Laura Slattery reports that RTÉ has decided not to proceed with its attempt to sell the RTÉ Guide title.

Mark Paul’s Caveat column argues the insurance industry’s ‘compo culture’ spin is the dodgiest claim of all. Citing official data from the Courts Service, he says the total burden on the insurance industry of personal injury claims has barely risen at all since 2013. “The ‘compo culture’ emperor is stark blooming naked, and hasn’t worn a stitch in years.”

In Agenda, Lara Marlowe reports on the trade war brewing between the US and France, while for the interview of the week, Dominic Coyle meets Mayoman Tommy Griffith, who has embraced the green agenda with an innovative approach to dealing with litter courtesy of his rapidly growing business PEL Waste Reduction.

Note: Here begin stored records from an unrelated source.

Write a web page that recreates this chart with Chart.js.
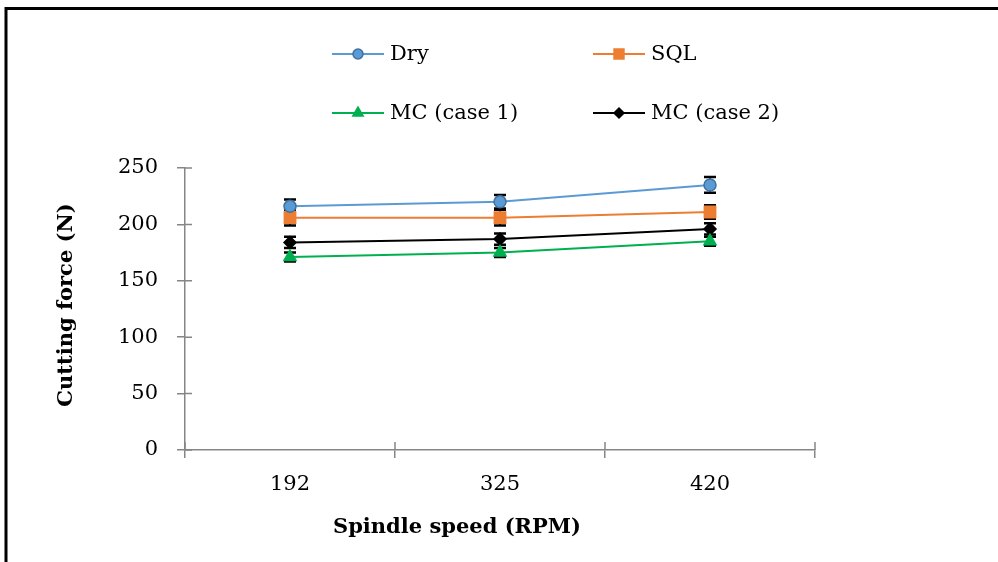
<!DOCTYPE html>
<html>
<head>
<meta charset="utf-8">
<script src="https://cdn.jsdelivr.net/npm/chart.js@4/dist/chart.umd.min.js"></script>
<style>
html, body { margin: 0; padding: 0; background: #fff; }
#wrap { width: 998px; height: 562px; position: relative; }
</style>
</head>
<body>
<div id="wrap"><canvas id="chart-area"></canvas></div>
<script>
var speeds = ["192", "325", "420"];
var dryVals = [216, 220, 235];
var sqlVals = [206, 206, 211];
var mc1Vals = [171, 175, 185];
var mc2Vals = [184, 187, 196];
var dryErr = [6, 6, 7];
var sqlErr = [7, 7, 6];
var mc1Err = [4, 4, 4];
var mc2Err = [5, 5, 5];
var seriesNames = ["Dry", "SQL", "MC (case 1)", "MC (case 2)"];

var serif = "'DejaVu Serif', serif";
var axisGrey = "#868686";

function mkSet(label, vals, errs, line, fill, edge, style, r) {
    return {
        label: label, data: vals, errs: errs,
        borderColor: line, borderWidth: 2,
        pointStyle: style, pointRadius: r, pointHoverRadius: r,
        pointBackgroundColor: fill, pointBorderColor: edge, pointBorderWidth: 1.5,
        tension: 0, fill: false
    };
}

var datasets = [
    mkSet(seriesNames[0], dryVals, dryErr, "#5B9BD5", "#5B9BD5", "#41719C", "circle", 6),
    mkSet(seriesNames[1], sqlVals, sqlErr, "#ED7D31", "#ED7D31", "#ED7D31", "rect", 8),
    mkSet(seriesNames[2], mc1Vals, mc1Err, "#00B050", "#00B050", "#00B050", "triangle", 7),
    mkSet(seriesNames[3], mc2Vals, mc2Err, "#000000", "#000000", "#000000", "rectRot", 6)
];

// error bars, drawn under the markers
var errorBars = {
    id: 'errorBars',
    beforeDatasetsDraw: function(chart) {
        var ctx = chart.ctx, y = chart.scales.y;
        ctx.save();
        ctx.strokeStyle = "#000";
        chart.data.datasets.forEach(function(ds, di) {
            chart.getDatasetMeta(di).data.forEach(function(pt, i) {
                var top = y.getPixelForValue(ds.data[i] + ds.errs[i]);
                var bot = y.getPixelForValue(ds.data[i] - ds.errs[i]);
                ctx.lineWidth = 1.5;
                ctx.beginPath();
                ctx.moveTo(pt.x, top); ctx.lineTo(pt.x, bot);
                ctx.stroke();
                ctx.lineWidth = 2.5;
                ctx.beginPath();
                ctx.moveTo(pt.x - 6, top); ctx.lineTo(pt.x + 6, top);
                ctx.moveTo(pt.x - 6, bot); ctx.lineTo(pt.x + 6, bot);
                ctx.stroke();
            });
        });
        ctx.restore();
    }
};

// inner half of the crossing tick marks, titles, legend and frame
var decor = {
    id: 'decor',
    afterDraw: function(chart) {
        var ctx = chart.ctx, xs = chart.scales.x, ys = chart.scales.y;
        var ca = chart.chartArea;
        ctx.save();
        ctx.strokeStyle = axisGrey;
        ctx.lineWidth = 1.5;
        ctx.beginPath();
        ys.ticks.forEach(function(t) {
            var py = ys.getPixelForValue(t.value);
            ctx.moveTo(ca.left, py); ctx.lineTo(ca.left + 7, py);
        });
        for (var i = 0; i <= speeds.length; i++) {
            var px = xs.getPixelForValue(i - 0.5);
            ctx.moveTo(px, ca.bottom); ctx.lineTo(px, ca.bottom - 8);
        }
        ctx.stroke();

        // axis titles
        ctx.fillStyle = "#000";
        ctx.font = "bold 21px " + serif;
        ctx.textAlign = "center";
        ctx.textBaseline = "middle";
        ctx.fillText("Spindle speed (RPM)", 457, 528);
        ctx.save();
        ctx.translate(67, 305);
        ctx.rotate(-Math.PI / 2);
        ctx.fillText("Cutting force (N)", 0, 0);
        ctx.restore();

        // legend, 2 x 2
        var spots = [[332, 54], [593, 54], [332, 113], [593, 113]];
        var legR = [5, 7, 6, 5];
        ctx.font = "21px " + serif;
        ctx.textAlign = "left";
        chart.data.datasets.forEach(function(ds, di) {
            var lx = spots[di][0], ly = spots[di][1];
            ctx.strokeStyle = ds.borderColor;
            ctx.lineWidth = 2;
            ctx.beginPath();
            ctx.moveTo(lx, ly); ctx.lineTo(lx + 52, ly);
            ctx.stroke();
            ctx.fillStyle = ds.pointBackgroundColor;
            ctx.strokeStyle = ds.pointBorderColor;
            ctx.lineWidth = 1.5;
            Chart.helpers.drawPoint(ctx, {pointStyle: ds.pointStyle, radius: legR[di], rotation: 0, borderWidth: 1.5}, lx + 26, ly);
            ctx.fillStyle = "#000";
            ctx.fillText(ds.label, lx + 58, ly + 1);
        });

        // outer frame
        ctx.strokeStyle = "#000";
        ctx.lineWidth = 3;
        ctx.beginPath();
        ctx.moveTo(6, 562); ctx.lineTo(6, 8.5); ctx.lineTo(998, 8.5);
        ctx.stroke();
        ctx.restore();
    }
};

var config = {
    type: 'line',
    data: { labels: speeds, datasets: datasets },
    options: {
        responsive: true,
        maintainAspectRatio: false,
        animation: false,
        layout: { padding: { top: 168, right: 183, left: 0, bottom: 0 } },
        plugins: { legend: { display: false }, tooltip: { enabled: false } },
        scales: {
            x: {
                type: 'category',
                offset: true,
                grid: { offset: true, drawOnChartArea: false, tickLength: 8, color: axisGrey, lineWidth: 1.5 },
                border: { color: axisGrey, width: 1.5 },
                ticks: { color: "#000", font: { family: serif, size: 21 }, padding: 14, maxRotation: 0 },
                afterFit: function(s) { s.height = 112; }
            },
            y: {
                min: 0, max: 250,
                grid: { drawOnChartArea: false, tickLength: 8, color: axisGrey, lineWidth: 1.5 },
                border: { color: axisGrey, width: 1.5 },
                ticks: { stepSize: 50, color: "#000", font: { family: serif, size: 21 }, padding: 19 },
                afterFit: function(s) { s.width = 185; }
            }
        }
    },
    plugins: [errorBars, decor]
};

window.onload = function() {
    var ctx = document.getElementById("chart-area").getContext("2d");
    window.myLine = new Chart(ctx, config);
};
</script>
</body>
</html>
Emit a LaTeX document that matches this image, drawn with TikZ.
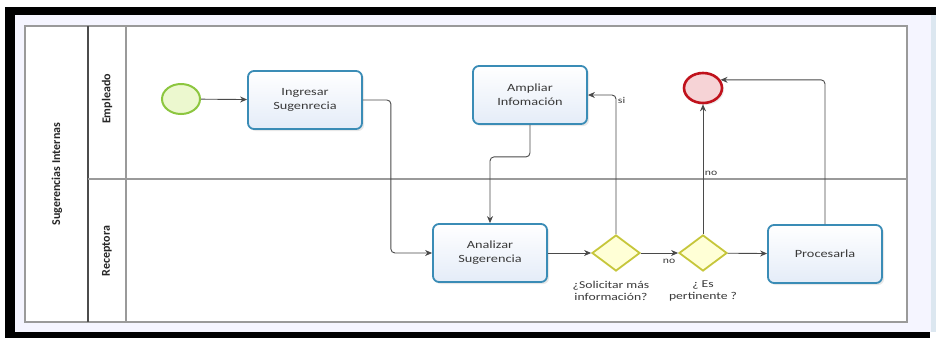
\documentclass[tikz,border=0pt]{standalone}
\usepackage{fontspec}
\setmainfont{Carlito}
\newfontfamily\taskfont{Carlito}[FakeStretch=1.3]
\usetikzlibrary{arrows.meta,shapes.geometric,shadows,calc}

\definecolor{taskblue}{HTML}{3A8CB6}
\definecolor{taskfill}{HTML}{E4ECF8}
\definecolor{txt}{HTML}{3A3A3A}
\definecolor{poolgray}{HTML}{9A9A9A}
\definecolor{flowgray}{HTML}{4A4A4A}
\definecolor{startfill}{HTML}{ECF8CF}
\definecolor{startdraw}{HTML}{8CC63F}
\definecolor{endfill}{HTML}{F6D3D6}
\definecolor{enddraw}{HTML}{C0121C}
\definecolor{gwfill}{HTML}{FFFFD6}
\definecolor{gwdraw}{HTML}{C6C63A}
\definecolor{stripblue}{HTML}{DCE7F0}

\begin{document}
\begin{tikzpicture}[x=1pt,y=-1pt,
  task/.style={draw=taskblue, line width=1.8pt, rounded corners=6pt,
    top color=white, bottom color=taskfill,
    minimum width=114pt, minimum height=58pt, align=center,
    font=\taskfont\fontsize{11}{14}\selectfont, text=txt,
    drop shadow={shadow xshift=2pt, shadow yshift=-2pt, opacity=0.18}},
  gateway/.style={diamond, draw=gwdraw, fill=gwfill, line width=1.8pt,
    minimum width=48pt, minimum height=36pt, inner sep=0pt},
  startev/.style={ellipse, draw=startdraw, fill=startfill, line width=2pt,
    minimum width=38pt, minimum height=30pt, inner sep=0pt},
  endev/.style={ellipse, draw=enddraw, fill=endfill, line width=2.6pt,
    minimum width=38pt, minimum height=30pt, inner sep=0pt,
    drop shadow={shadow xshift=2pt, shadow yshift=-2pt, opacity=0.15}},
  flow/.style={draw=flowgray, line width=0.9pt, rounded corners=4pt,
    -{Stealth[length=7pt,width=6pt]}},
  gwlabel/.style={align=center, text=txt,
    font=\taskfont\fontsize{10.5}{11.5}\selectfont},
  edgelabel/.style={text=txt, inner sep=1.5pt,
    font=\taskfont\fontsize{9}{10}\selectfont},
  lanelabel/.style={rotate=90, text=black!85,
    font=\bfseries\fontsize{12}{14}\selectfont}
]
\useasboundingbox (0,0) rectangle (936,338);
\fill[white] (0,0) rectangle (936,338);

% outer black frame and screen strip
\fill[black] (5,7) rectangle (936,15);
\fill[black] (5,7) rectangle (15,338);
\fill[black] (5,332) rectangle (930,338);
\fill[stripblue] (931,15) rectangle (936,332);
\fill[white!96!blue] (15,15) rectangle (931,332);
\fill[white] (25,26) rectangle (907,322);

% pool and lanes
\draw[poolgray, line width=1.2pt] (25,26) rectangle (907,322);
\draw[black!70, line width=1.3pt] (88,26) -- (88,322);
\draw[poolgray, line width=1.1pt] (126,26) -- (126,322);
\draw[poolgray, line width=1.1pt] (88,179) -- (907,179);

\node[lanelabel] (pool) at (57,174) {Sugerencias Internas};
\node[lanelabel] (lane1) at (107,99) {Empleado};
\node[lanelabel] (lane2) at (107,251) {Receptora};

% flow objects
\node[startev] (start) at (181,99) {};
\node[task] (ingresar) at (305,100) {Ingresar\\Sugenrecia};
\node[task] (ampliar) at (530,95) {Ampliar\\Infomación};
\node[task] (analizar) at (490,253) {Analizar\\Sugerencia};
\node[gateway] (g1) at (616,253) {};
\node[gateway] (g2) at (703,253) {};
\node[task] (procesar) at (825,254) {Procesarla};
\node[endev] (end) at (703,88) {};

\node[gwlabel] (g1lbl) at (611,291) {¿Solicitar más\\información?};
\node[gwlabel] (g2lbl) at (703,291) {¿ Es\\pertinente ?};

% sequence flows
\draw[flow] (start) -- (ingresar);
\draw[flow] (ingresar.east) -- ++(28,0) |- (analizar.west);
\draw[flow] (ampliar.south) -- ++(0,32) -| (analizar.north);
\draw[flow] (analizar) -- (g1);
\draw[flow] (g1.north) |- node[pos=0.48, right, edgelabel] {si} (ampliar.east);
\draw[flow] (g1) -- (g2);
\node[edgelabel] (nolbl1) at ($(g2.west)+(-9,8)$) {no};
\draw[flow] (g2.north) -- node[pos=0.47, right, edgelabel] {no} (end.south);
\draw[flow] (g2) -- (procesar);
\draw[flow] (procesar.north) |- (end.25);
\end{tikzpicture}
\end{document}
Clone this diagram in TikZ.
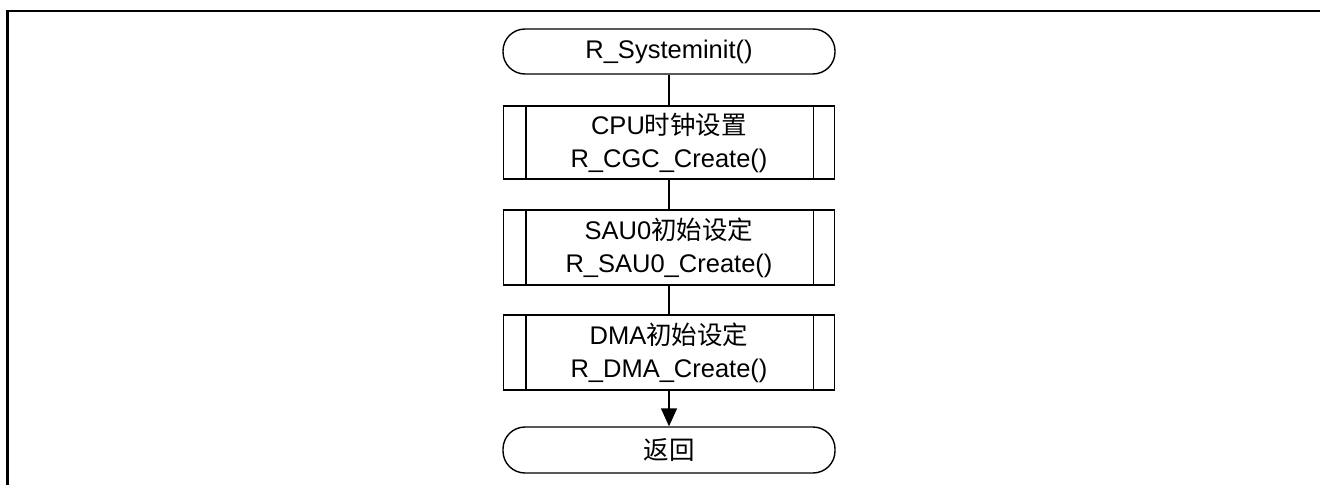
\documentclass[tikz,border=0pt]{standalone}
\usepackage{fontspec}
\setmainfont{Liberation Sans}
\newfontfamily\cjk{Noto Sans CJK SC}
\usetikzlibrary{arrows.meta}
\tikzset{
  term/.style={draw, line width=1.4pt, rounded corners=22pt, minimum width=332pt, inner sep=0pt, font=\fontsize{25.5}{33}\selectfont, align=center},
  proc/.style={draw, line width=1.4pt, minimum width=331pt, inner sep=0pt, font=\fontsize{25.5}{33}\selectfont, align=center},
  conn/.style={line width=1.4pt},
  frameline/.style={line width=2.2pt}
}
\begin{document}
\begin{tikzpicture}[x=1pt,y=-1pt]
\useasboundingbox (0,0) rectangle (1320,485);
\draw[frameline] (7.5,485) -- (7.5,11) -- (1320,11);
\node[term, minimum height=45pt] (t1) at (669,51.5) {R\_Systeminit()};
\node[proc, minimum height=73pt] (b1) at (669,142.5) {CPU{\cjk 时钟设置}\\R\_CGC\_Create()};
\node[proc, minimum height=75pt] (b2) at (669,247.5) {SAU0{\cjk 初始设定}\\R\_SAU0\_Create()};
\node[proc, minimum height=75pt] (b3) at (669,352.5) {DMA{\cjk 初始设定}\\R\_DMA\_Create()};
\node[term, minimum height=46pt] (t2) at (669,450) {\cjk 返回};
\foreach \b in {b1,b2,b3}{
  \draw[conn] ([xshift=23pt]\b.north west) -- ([xshift=23pt]\b.south west);
  \draw[conn] ([xshift=-22pt]\b.north east) -- ([xshift=-22pt]\b.south east);
}
\draw[conn] (t1) -- (b1);
\draw[conn] (b1) -- (b2);
\draw[conn] (b2) -- (b3);
\draw[conn, -{Triangle[width=16pt,length=18pt]}] (b3) -- (t2);
\end{tikzpicture}
\end{document}
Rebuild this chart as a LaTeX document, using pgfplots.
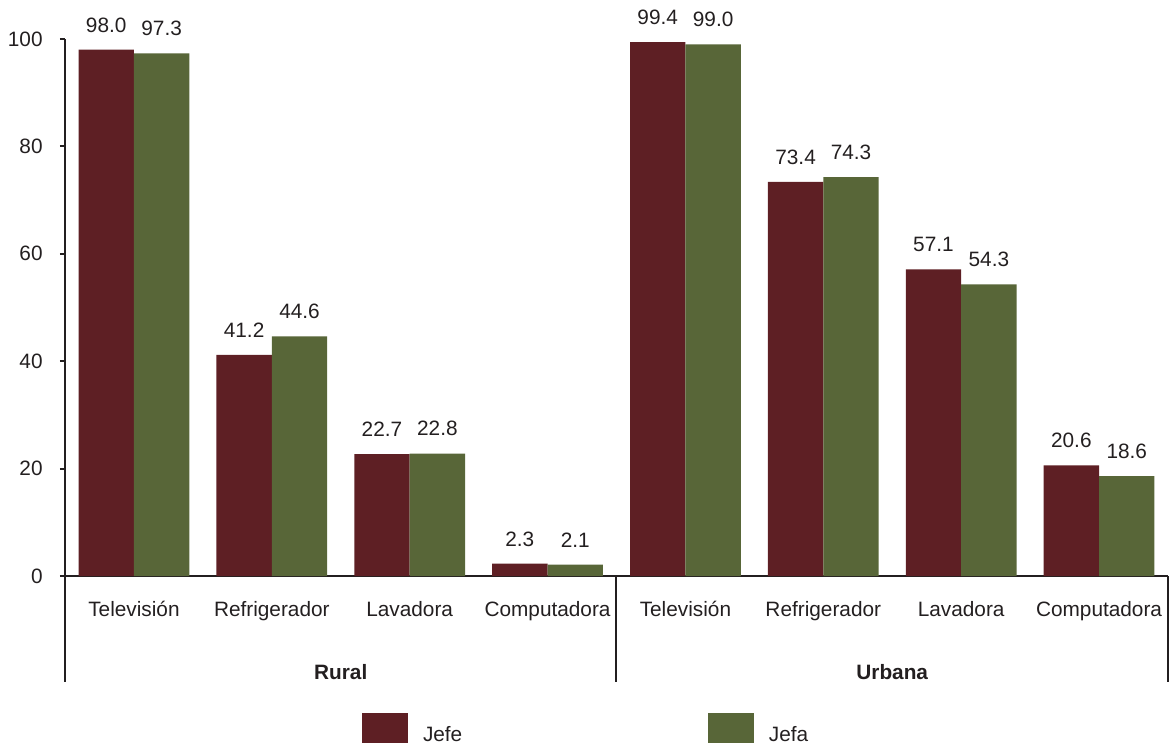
\documentclass[border=0pt]{standalone}
\usepackage{fontspec}
\setmainfont{Liberation Sans}
\usepackage{pgfplots}
\pgfplotsset{compat=1.18}
\definecolor{jefe}{HTML}{5E1F24}
\definecolor{jefa}{HTML}{586638}
\definecolor{ink}{HTML}{231F20}
\begin{document}
\fontsize{10.4}{12.5}\selectfont
\begin{tikzpicture}
\path[use as bounding box] (0,0) rectangle (584.5pt,372.5pt);
\begin{axis}[
 at={(32.5pt,84.5pt)}, anchor=south west,
 scale only axis, width=551.5pt, height=268.5pt,
 xmin=-0.5, xmax=7.5, ymin=0, ymax=100,
 axis lines*=left,
 axis line style={ink, line width=1.3pt},
 clip=false,
 ybar=0pt, bar width=27.7pt,
 ytick={0,20,40,60,80,100},
 xtick={0,...,7},
 xticklabels={Televisión,Refrigerador,Lavadora,Computadora,Televisión,Refrigerador,Lavadora,Computadora},
 x tick style={draw=none},
 y tick style={ink, line width=1pt},
 tick align=outside, major tick length=2.5pt,
 /pgf/number format/assume math mode=true,
 xticklabel style={anchor=base, yshift=-17.5pt, inner sep=0pt, text=ink},
 yticklabel style={anchor=east, inner sep=0pt, xshift=-8.5pt, text=ink},
 nodes near coords,
 every node near coord/.append style={anchor=south, inner sep=0pt, yshift=8.5pt, text=ink,
   /pgf/number format/fixed, /pgf/number format/fixed zerofill, /pgf/number format/precision=1},
 legend columns=2,
 legend style={at={(0.26927,-0.31471)}, anchor=south west, draw=none, fill=none,
   inner sep=0pt, outer sep=0pt, nodes={inner sep=0pt, text=ink},
   /tikz/every odd column/.append style={column sep=7.5pt},
   /tikz/every even column/.append style={column sep=122.8pt}},
 legend image code/.code={\fill[#1,draw=none] (0pt,-3.3pt) rectangle (23pt,11.7pt);},
]
\addplot[fill=jefe, draw=none] coordinates {(0,98.0) (1,41.2) (2,22.7) (3,2.3) (4,99.4) (5,73.4) (6,57.1) (7,20.6)};
\addplot[fill=jefa, draw=none] coordinates {(0,97.3) (1,44.6) (2,22.8) (3,2.1) (4,99.0) (5,74.3) (6,54.3) (7,18.6)};
\legend{Jefe,Jefa}
\draw[ink, line width=1pt] (axis cs:-0.5,0) -- ++(0pt,-53pt);
\draw[ink, line width=1pt] (axis cs:3.5,0) -- ++(0pt,-53pt);
\draw[ink, line width=1pt] (axis cs:7.5,0) -- ++(0pt,-53pt);
\node[font=\bfseries, anchor=base, text=ink, inner sep=0pt] at ([yshift=-51.5pt]axis cs:1.5,0) {Rural};
\node[font=\bfseries, anchor=base, text=ink, inner sep=0pt] at ([yshift=-51.5pt]axis cs:5.5,0) {Urbana};
\end{axis}
\end{tikzpicture}
\end{document}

In his column, John FitzGerald warns that, when it comes to tackling climate change, “persuading each of the five million of us living here to eliminate our emissions of greenhouse gases from heating our homes or travelling to work is essential and it is a much bigger political challenge”.

Finally, The Irish Times Business People of the Month for November are Meath-based entrepreneurs Noel and Valerie Moran. Founders of payments company Prepaid Financial Services (PFS), the couple sold the business last month in a deal that will give them a payout of up to ¤266 million.